The holidays are a time of celebration and for many that means not only rushing about shopping for gifts, but also attending holiday parties. From now until the beginning of the New Year, many of us will be bouncing from party to party, which can translate into overeating and indulging in rich foods and cocktails. And for some, this can result in digestive discomforts, such as heartburn and bloating.
While the issue of heartburn and bloating are not life threatening, they can still make people miserable at a time when they should be relaxing and enjoying themselves. The cause for this type of digestive distress can be something as simple as not paying close enough attention to what you’re eating and drinking while at the same time, mingling with guests.
The reason these two issues come up often during the holiday season is that our eating habits tend to change. When attending a party, we usually find ourselves grazing through a variety of foods. We also tend to stand, eat and talk at the same time rather than sit down to complete a meal. This combination can lead to heartburn, especially if we indulge in a lot of fried foods, and bloating, which is caused by inhaling air as we eat and drink.

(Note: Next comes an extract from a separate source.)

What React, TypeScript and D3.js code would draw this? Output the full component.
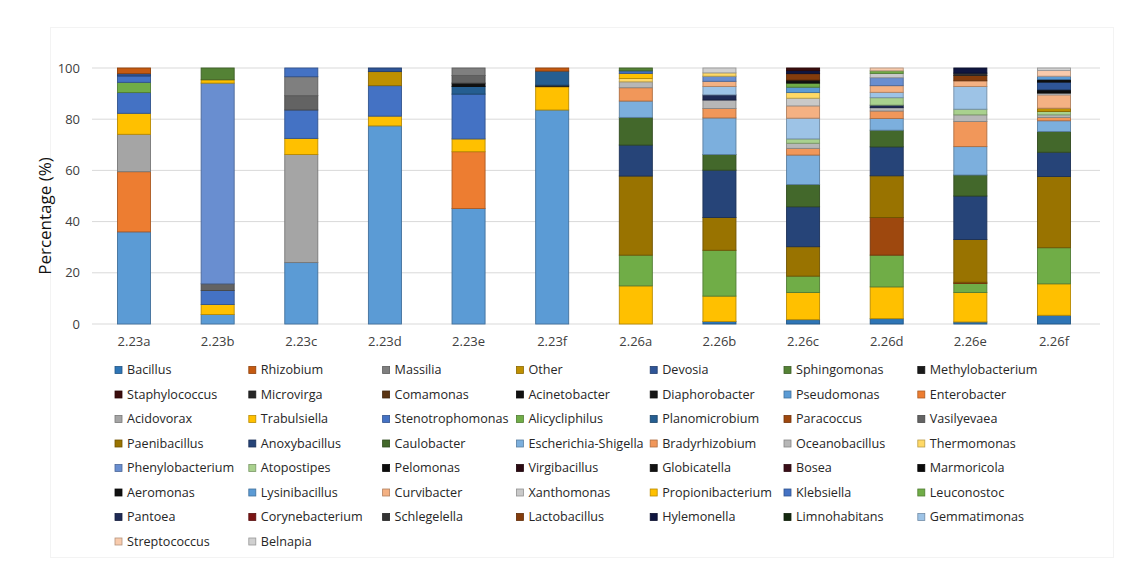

One way of avoiding heartburn and bloating is as simple as being more mindful of not only what you eat, but how you eat.
Here are some other simple suggestions for those who may find themselves with nagging digestive issues during the holidays.
- Don’t overeat. It can increase your risk for heartburn later.
- De-stress. Stress and anxiety can boost heartburn risk.
- Heartburn symptoms can sometimes be confused with heart attack symptoms. You should seek immediate medical attention if you experience severe chest pain, have difficulty breathing or have jaw or arm pain as these may be a sign of a heart attack.
- Take your time – eating and drinking too fast makes you swallow air, causing you to bloat.
- Get moving – exercise can deflate “bloat.”
- Avoid carbonated beverages.
- Cut back on gassy foods such as cauliflower, beans, broccoli and cabbage.